For training organisations subject to quality certification, quality managers seek ready-to-use analytics, exportable and timestamped. The ability to produce evidence of effectiveness on demand is now an operational requirement, not a bonus.

Limits and GDPR issues

Learning analytics raises serious regulatory and ethical issues that training managers cannot ignore:

  • GDPR compliance. Training data is personal data. Its collection, processing and hosting must comply with European regulation: legal basis, limited retention period, learner access and correction rights, EU-based hosting.
  • Transparency. Learners must be informed of the data collected and its purpose. A system collecting without their knowledge creates legal risk and erodes trust.
  • Algorithmic bias. Predictive models can amplify existing biases (underrepresented profiles poorly modelled). Human oversight remains necessary, especially for high-impact decisions (selection, guidance).
  • Source content quality. Prescriptive analytics does not improve poor pedagogical content: it amplifies it. Design work remains indispensable.

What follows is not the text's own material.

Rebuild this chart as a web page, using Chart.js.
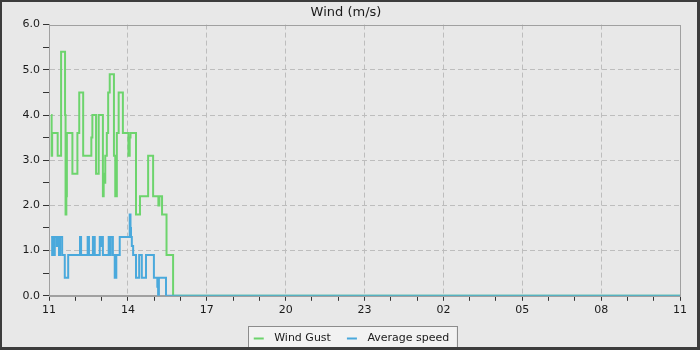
<!DOCTYPE html>
<html>
<head>
<meta charset="utf-8">
<script src="https://cdn.jsdelivr.net/npm/chart.js@4.4.1/dist/chart.umd.min.js"></script>
<style>
  html, body { margin: 0; padding: 0; background: #3c3c3c; }
  #wrap { width: 700px; height: 350px; }
</style>
</head>
<body>
<div id="wrap"><canvas id="chart" width="700" height="350"></canvas></div>
<script>
// time axis: hours after 11:00, values change at these points (step lines)
const xTickLabels = ['11', '14', '17', '20', '23', '02', '05', '08', '11'];

const gustTimes = [0.08, 0.10, 0.12, 0.33, 0.46, 0.61, 0.63, 0.66, 0.68, 0.89, 1.08, 1.15, 1.30,
  1.61, 1.65, 1.79, 1.89, 2.05, 2.08, 2.12, 2.14, 2.20, 2.25, 2.31, 2.47, 2.52, 2.58, 2.65,
  2.81, 3.02, 3.07, 3.10, 3.31, 3.46, 3.77, 3.96, 4.16, 4.20, 4.30, 4.47, 4.72, 24];
const gustValues = [4.0, 3.1, 3.6, 3.1, 5.4, 4.0, 1.8, 2.2, 3.6, 2.7, 3.6, 4.5, 3.1,
  3.5, 4.0, 2.7, 4.0, 2.2, 2.7, 2.5, 3.1, 3.6, 4.5, 4.9, 3.1, 2.2, 3.6, 4.5,
  3.6, 3.1, 3.5, 3.6, 1.8, 2.2, 3.1, 2.2, 2.0, 2.2, 1.8, 0.9, 0.0, 0.0];

const avgTimes = [0.08, 0.12, 0.15, 0.20, 0.22, 0.30, 0.33, 0.38, 0.42, 0.50, 0.60, 0.73,
  1.18, 1.22, 1.27, 1.47, 1.52, 1.67, 1.74, 1.93, 1.97, 2.00, 2.05, 2.27, 2.32, 2.35, 2.43,
  2.50, 2.56, 2.69, 3.07, 3.10, 3.12, 3.15, 3.20, 3.31, 3.43, 3.53, 3.69, 3.99, 4.12, 4.15,
  4.18, 4.45, 24];
const avgValues = [1.3, 0.9, 1.3, 0.9, 1.3, 1.1, 1.3, 0.9, 1.3, 0.9, 0.4, 0.9,
  1.3, 0.9, 0.9, 1.3, 0.9, 1.3, 0.9, 1.3, 1.1, 1.3, 0.9, 1.3, 0.9, 1.3, 0.9,
  0.4, 0.9, 1.3, 1.8, 1.5, 1.3, 1.1, 0.9, 0.4, 0.9, 0.4, 0.9, 0.4, 0.2, 0.0,
  0.4, 0.0, 0.0];

const gustColor = '#6dd46d';
const avgColor = '#4aa9dc';

const toPoints = (ts, vs) => ts.map((t, i) => ({ x: t, y: vs[i] }));

// legend marker: short line with some blank space before it
function marker(color) {
  const c = document.createElement('canvas');
  c.width = 26;
  c.height = 4;
  const g = c.getContext('2d');
  g.fillStyle = color;
  g.fillRect(11, 1, 10, 2);
  return c;
}

const frame = {
  id: 'frame',
  beforeDraw(chart) {
    const { ctx, width, height, legend } = chart;
    ctx.save();
    ctx.fillStyle = '#3c3c3c';
    ctx.fillRect(0, 0, width, height);
    ctx.fillStyle = '#e8e8e8';
    ctx.fillRect(2, 2, width - 5, height - 5);
    // legend box
    const boxes = legend.legendHitBoxes;
    if (boxes && boxes.length) {
      const l = Math.min(...boxes.map(b => b.left)) + 5;
      const r = Math.max(...boxes.map(b => b.left + b.width)) + 7;
      const t = Math.min(...boxes.map(b => b.top)) - 7;
      const bt = Math.max(...boxes.map(b => b.top + b.height)) + 4;
      ctx.fillStyle = '#f2f2f2';
      ctx.fillRect(l, t, r - l, bt - t);
      ctx.strokeStyle = '#8c8c8c';
      ctx.lineWidth = 1;
      ctx.strokeRect(Math.round(l) + 0.5, Math.round(t) + 0.5, Math.round(r - l), Math.round(bt - t));
    }
    ctx.fillStyle = '#3c3c3c';
    ctx.fillRect(0, height - 3, width, 3);
    ctx.restore();
  },
  beforeDatasetsDraw(chart) {
    const { ctx, chartArea: a } = chart;
    ctx.save();
    ctx.strokeStyle = '#a0a0a0';
    ctx.lineWidth = 1;
    ctx.strokeRect(Math.round(a.left) + 0.5, Math.round(a.top) + 0.5,
      Math.round(a.right - a.left), Math.round(a.bottom - a.top));
    ctx.restore();
  }
};

const font = { family: 'DejaVu Sans', size: 11 };

new Chart(document.getElementById('chart'), {
  type: 'line',
  data: {
    datasets: [
      {
        label: 'Wind Gust',
        data: toPoints(gustTimes, gustValues),
        borderColor: gustColor,
        backgroundColor: gustColor,
        borderWidth: 2,
        stepped: true,
        pointRadius: 0,
        pointStyle: marker(gustColor),
        order: 1
      },
      {
        label: 'Average speed',
        data: toPoints(avgTimes, avgValues),
        borderColor: avgColor,
        backgroundColor: avgColor,
        borderWidth: 2,
        stepped: true,
        pointRadius: 0,
        pointStyle: marker(avgColor),
        order: 0
      }
    ]
  },
  options: {
    responsive: false,
    animation: false,
    layout: { padding: { left: 0, right: 8, top: 1, bottom: -4 } },
    plugins: {
      title: {
        display: true,
        text: 'Wind (m/s)',
        color: '#1a1a1a',
        font: { family: 'DejaVu Sans', size: 13, weight: 'normal' },
        padding: { top: 4, bottom: 4 }
      },
      legend: {
        position: 'bottom',
        labels: {
          color: '#1a1a1a',
          font: font,
          usePointStyle: true,
          pointStyleWidth: 26,
          boxHeight: 11,
          padding: 5,
          sort: (a, b) => a.datasetIndex - b.datasetIndex
        }
      },
      tooltip: { enabled: false }
    },
    scales: {
      x: {
        type: 'linear',
        min: 0,
        max: 24,
        ticks: {
          stepSize: 1,
          autoSkip: false,
          maxRotation: 0,
          color: '#1a1a1a',
          font: font,
          padding: 3,
          callback: v => (v % 3 === 0 ? xTickLabels[v / 3] : '')
        },
        grid: {
          color: c => (c.tick && c.tick.value % 3 === 0 && c.tick.value > 0 && c.tick.value < 24 ? '#bdbdbd' : 'rgba(0,0,0,0)'),
          tickColor: '#333',
          tickLength: 5,
          lineWidth: 1
        },
        border: { color: '#a0a0a0', dash: [5, 3] },
        afterFit: s => { s.height += 8; }
      },
      y: {
        min: 0,
        max: 6,
        ticks: {
          stepSize: 0.5,
          color: '#1a1a1a',
          font: font,
          padding: 3,
          callback: v => (Number.isInteger(v) ? v.toFixed(1) : '')
        },
        grid: {
          color: c => (c.tick && Number.isInteger(c.tick.value) && c.tick.value > 0 && c.tick.value < 6 ? '#bdbdbd' : 'rgba(0,0,0,0)'),
          tickColor: '#333',
          tickLength: 6,
          lineWidth: 1
        },
        border: { color: '#a0a0a0', dash: [5, 3] },
        afterFit: s => { s.width = 49; }
      },
      spacer: {
        type: 'linear',
        position: 'right',
        display: true,
        grid: { display: false },
        border: { display: false },
        ticks: { display: false },
        afterFit: s => { s.width = 12; }
      }
    }
  },
  plugins: [frame]
});
</script>
</body>
</html>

How Edusign produces exploitable learning analytics

Edusign is not an LMS, but a pedagogical and administrative management suite that produces data complementary to learning platforms:

  • Remote and in-person attendance signing: timestamped and signed presence data, per learner and per session. Exportable for audits, integrable into training dashboards.
  • Online questionnaires: immediate evaluations, satisfaction feedback, positioning questionnaires. Results consolidated by cohort, exploitable to demonstrate adaptation to learner needs (quality certification criterion).
  • AI and automation: automatic reminders for non-connected learners, alerts on recurring absences, detection of pathways running late before learners disengage.

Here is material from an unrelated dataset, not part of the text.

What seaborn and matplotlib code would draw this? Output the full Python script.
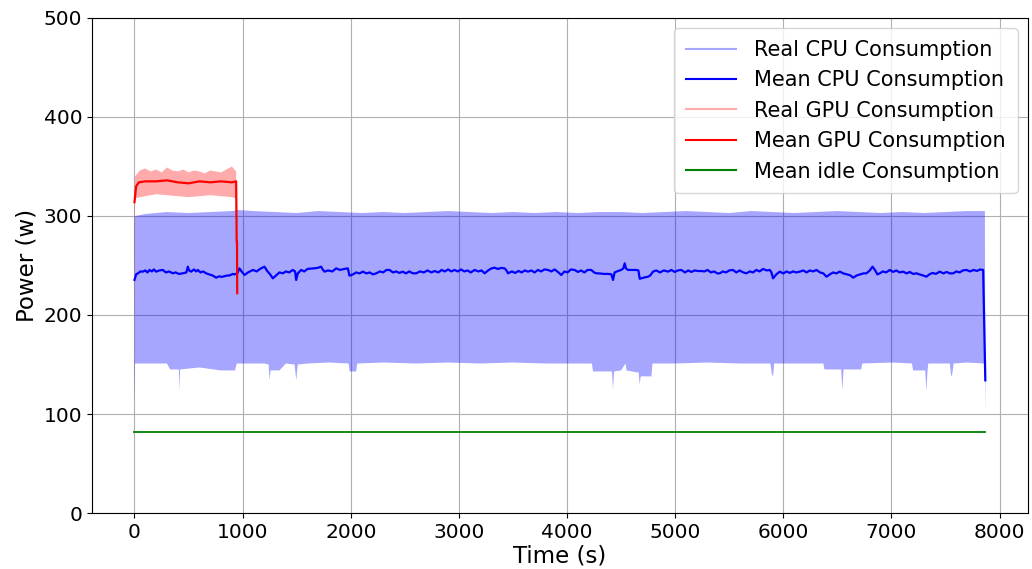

The goal: training managers have a complete view of their cohorts, without having to manually collect data scattered across paper sheets, emails and Excel files. Analytics produced by Edusign are ready to use for audits, funding body reports and annual pedagogical reviews.

Frequently asked questions about learning analytics

Learning analytics is the overall approach: collecting, analysing and exploiting training data. xAPI (also called Tin Can) is a technical protocol that standardises how training tools communicate this data ("Learner X completed Y with score Z"). In short, xAPI is one of the protocols that makes learning analytics possible, but it is not sufficient on its own: you also need analysis tools to interpret the data surfaced.

Yes, provided several requirements are met: a legal basis for collection (training contract, legitimate interest), informing learners of the data collected, a limited retention period, EU-based hosting and learner access and correction rights. Platforms certified ISO 27001 or hosted in the EU reduce risk. The key: never collect more data than necessary in relation to the pedagogical objectives.

Three combined indicators enable a reliable estimate: completion rate (engagement), average score on final assessments (pedagogical effectiveness) and retention rate at 30 or 90 days (durability). Cross-reference them with HR data (performance improvement, turnover, skills growth) for a ROI reading. For training organisations, attendance and satisfaction data constitute evidence of effectiveness directly exploitable in quality audits.

For a training organisation getting started, native LMS dashboards (360Learning, Docebo, Moodle) cover the essentials: completion rates, scores, time on task. To go further, a tool like Learning Locker (open source, xAPI-compatible) allows multi-source data aggregation. Larger L&D departments use BI layers (PowerBI, Looker) to cross training and HR data. Start simple: define the 3 KPIs that matter to your organisation before investing in a complex tool.

Most modern LMS platforms offer an API or native connectors to third-party tools. For attendance and signature data, Edusign integrates via webhook or REST API with the main LMS platforms on the market. The xAPI standard allows learning data to be sent to a centralised Learning Record Store (LRS). The simplest integration consists of exporting data in CSV format from each tool and consolidating it in a single dashboard, before considering a more technical integration.